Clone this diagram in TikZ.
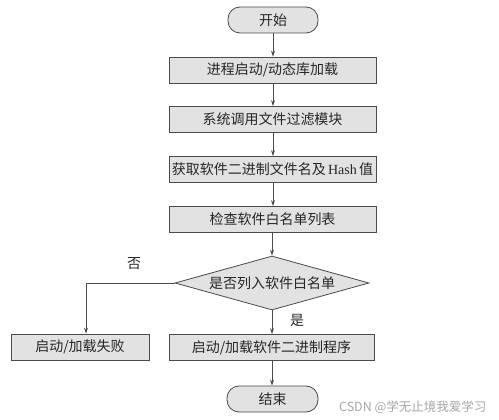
\documentclass[tikz,border=0pt]{standalone}
\usepackage{fontspec}
\setmainfont{Noto Sans CJK SC}
\newfontfamily\cjk{Noto Sans CJK SC}
\newfontfamily\latinserif{Liberation Serif}
\usetikzlibrary{shapes.geometric,arrows.meta}
\definecolor{boxfill}{HTML}{E2E2E2}
\definecolor{edge}{HTML}{4A4A4A}
\tikzset{
  procbox/.style={draw=edge, fill=boxfill, line width=0.8pt, minimum height=26pt, inner sep=0pt, font=\fontsize{14}{16}\selectfont\cjk, text=black!85},
  wide/.style={procbox, minimum width=207pt},
  termbox/.style={procbox, rounded corners=12pt, minimum width=90pt},
  decbox/.style={draw=edge, fill=boxfill, line width=0.8pt, diamond, aspect=3.6, inner sep=0pt, minimum width=194pt, minimum height=54pt, font=\fontsize{14}{16}\selectfont\cjk, text=black!85},
  flow/.style={draw=edge, line width=0.8pt, -{Stealth[length=6pt,width=4pt]}},
  lbl/.style={font=\fontsize{14}{16}\selectfont\cjk, text=black!85}
}
\begin{document}
\begin{tikzpicture}[x=1pt,y=-1pt]
\useasboundingbox (0,0) rectangle (499,420);
\node[termbox] (start) at (273,20) {开始};
\node[wide] (b1) at (272.5,70) {进程启动/动态库加载};
\node[wide] (b2) at (272.5,119.5) {系统调用文件过滤模块};
\node[wide] (b3) at (272.5,169.5) {获取软件二进制文件名及\,{\latinserif Hash}\,值};
\node[wide] (b4) at (272.5,219.5) {检查软件白名单列表};
\node[decbox] (d) at (272,283) {是否列入软件白名单};
\node[procbox, minimum width=138pt] (fail) at (80,347) {启动/加载失败};
\node[procbox, minimum width=205pt] (ok) at (271.5,347.5) {启动/加载软件二进制程序};
\node[termbox, minimum width=91pt] (end) at (272.5,399) {结束};
\node[lbl] (no) at (134,264) {否};
\node[lbl] (yes) at (297,320) {是};
\node[font=\fontsize{12.5}{14}\selectfont\cjk, text=black!35, anchor=east] (wm) at (490,407) {CSDN @学无止境我爱学习};
\draw[flow] (start.south) -- (start.south |- b1.north);
\draw[flow] (start.south |- b1.south) -- (start.south |- b2.north);
\draw[flow] (start.south |- b2.south) -- (start.south |- b3.north);
\draw[flow] (start.south |- b3.south) -- (start.south |- b4.north);
\draw[flow] (d.north |- b4.south) -- (d.north);
\draw[flow] (d.west) -| (86,0 |- fail.north);
\draw[flow] (d.south) -- (d.south |- ok.north);
\draw[flow] (d.south |- ok.south) -- (end.north -| d.south);
\end{tikzpicture}
\end{document}
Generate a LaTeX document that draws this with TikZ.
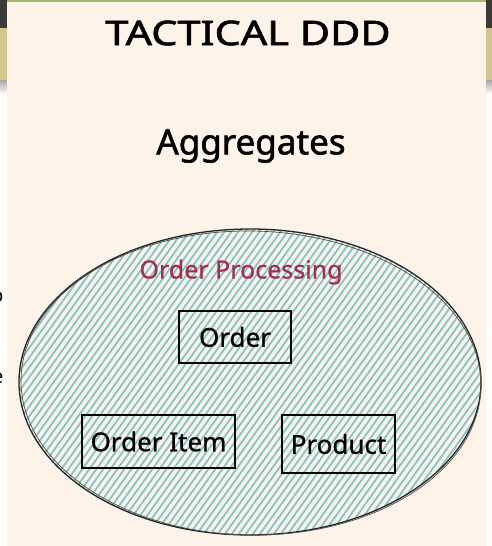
\documentclass[tikz,border=0pt]{standalone}
\usepackage{fontspec}
\setmainfont{Noto Sans}
\newfontfamily\heavyfont[FakeBold=1.6]{Noto Sans}
\newfontfamily\midfont[FakeBold=0.8]{Noto Sans}
\definecolor{cream}{RGB}{253,243,232}
\definecolor{hatch}{RGB}{132,196,202}
\definecolor{maroon}{RGB}{160,48,84}
\definecolor{topdark}{RGB}{58,58,56}
\definecolor{toptan}{RGB}{214,196,142}
\definecolor{topgreen}{RGB}{168,184,120}
\tikzset{
  boxnode/.style={draw=black, line width=1.4pt, inner sep=0pt, minimum height=52pt, font=\midfont\fontsize{26}{28}\selectfont},
}
\begin{document}
\begin{tikzpicture}[x=1pt,y=-1pt]
\useasboundingbox (0,0) rectangle (492,546);
\fill[white] (0,0) rectangle (492,546);
% outside strips
\foreach \xa/\xb in {0/7,486/492}{
  \fill[topdark] (\xa,0) rectangle (\xb,28);
  \fill[toptan] (\xa,28) rectangle (\xb,80);
  \shade[top color=gray!70, bottom color=white] (\xa,80) rectangle (\xb,94);
}
% cut-off letters on the left
\begin{scope}
\clip (0,250) rectangle (7,400);
\node[font=\fontsize{20}{22}\selectfont, anchor=east] (lo) at (7,297) {o};
\node[font=\fontsize{20}{22}\selectfont, anchor=east] (le) at (7,378) {e};
\end{scope}
% panel
\fill[cream] (7,0) rectangle (486,546);
\fill[topgreen] (7,0) rectangle (486,1.6);
% titles
\node[font=\heavyfont\fontsize{34}{38}\selectfont, xscale=1.22] (title) at (248,33) {TACTICAL DDD};
\node[font=\heavyfont\fontsize{35}{38}\selectfont] (agg) at (251,146) {Aggregates};
% hatched ellipse
\begin{scope}
\clip (250,382) ellipse [x radius=231, y radius=153];
\foreach \i in {-420,-413,...,500}{
  \draw[hatch, line width=1.8pt] (\i,545) -- (\i+240,210);
}
\end{scope}
\draw[black!85, line width=1.3pt] (250,382) ellipse [x radius=231, y radius=153];
\draw[black!70, line width=0.7pt, rotate around={-1:(250,382)}] (251,383) ellipse [x radius=230, y radius=152];
\node[maroon, font=\midfont\fontsize{25}{28}\selectfont] (proc) at (241,272) {Order Processing};
% boxes
\node[boxnode, minimum width=112pt] (order) at (235,337) {Order};
\node[boxnode, minimum width=153pt, minimum height=53pt] (item) at (158.5,441.5) {Order Item};
\node[boxnode, minimum width=113pt, minimum height=58pt] (product) at (338.5,444) {Product};
\end{tikzpicture}
\end{document}
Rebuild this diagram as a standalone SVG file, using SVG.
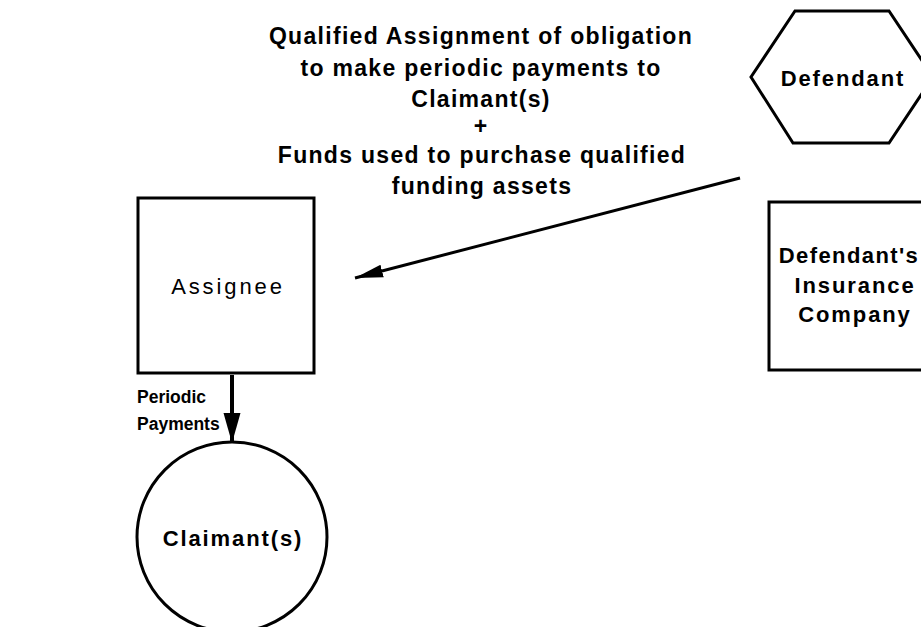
<svg xmlns="http://www.w3.org/2000/svg" width="921" height="627" viewBox="0 0 921 627">
<style>
text{font-family:"Liberation Sans",Arial,sans-serif;fill:#000}
.t{font-size:23px;font-weight:bold;letter-spacing:1.3px;text-anchor:middle}
.n{font-size:22px;font-weight:bold;letter-spacing:1.9px;text-anchor:middle}
.r{font-size:22px;font-weight:normal;letter-spacing:2.9px;text-anchor:middle}
.l{font-size:17.5px;font-weight:bold}
.shape{fill:#fff;stroke:#000;stroke-width:3}
.conn{stroke:#000;fill:none}
</style>
<defs>
<marker id="headA" markerUnits="userSpaceOnUse" viewBox="0 -7 28 14" refX="28" refY="0" markerWidth="28" markerHeight="14" orient="auto">
<path d="M0,-6.5 L28,0 L0,6.5 z" fill="#000"/>
</marker>
<marker id="headB" markerUnits="userSpaceOnUse" viewBox="0 -9 30 18" refX="30" refY="0" markerWidth="30" markerHeight="18" orient="auto">
<path d="M0,-8.5 L30,0 L0,8.5 z" fill="#000"/>
</marker>
</defs>
<g id="label-top">
<text class="t" x="481" y="44">Qualified Assignment of obligation</text>
<text class="t" x="481" y="76">to make periodic payments to</text>
<text class="t" x="481" y="107">Claimant(s)</text>
<text class="t" x="481" y="134">+</text>
<text class="t" x="482" y="163">Funds used to purchase qualified</text>
<text class="t" x="482" y="194">funding assets</text>
</g>
<g id="defendant">
<polygon class="shape" stroke-width="2.5" points="795,11 889,11 933,77 889,143 793,143 751,77"/>
<text class="n" x="843" y="86">Defendant</text>
</g>
<g id="insurance">
<rect class="shape" x="769" y="202" width="172" height="168"/>
<text class="n" x="849" y="263" style="letter-spacing:1.4px">Defendant's</text>
<text class="n" x="855" y="293">Insurance</text>
<text class="n" x="855" y="322">Company</text>
</g>
<g id="assignee">
<rect class="shape" x="138" y="198" width="176" height="175"/>
<text class="r" x="228" y="294">Assignee</text>
</g>
<g id="claimant">
<circle class="shape" cx="232" cy="537" r="95"/>
<text class="n" x="233" y="546">Claimant(s)</text>
</g>
<g id="connectors">
<line class="conn" stroke-width="3" x1="740" y1="178" x2="355" y2="278" marker-end="url(#headA)"/>
<line class="conn" stroke-width="4" x1="232" y1="375" x2="232" y2="443" marker-end="url(#headB)"/>
</g>
<g id="label-periodic">
<text class="l" x="137" y="403">Periodic</text>
<text class="l" x="137" y="430">Payments</text>
</g>
</svg>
⁂
■ JOB
Counting only lines of the data above that hold "this", report the total and nothing else.

■ REPLY
3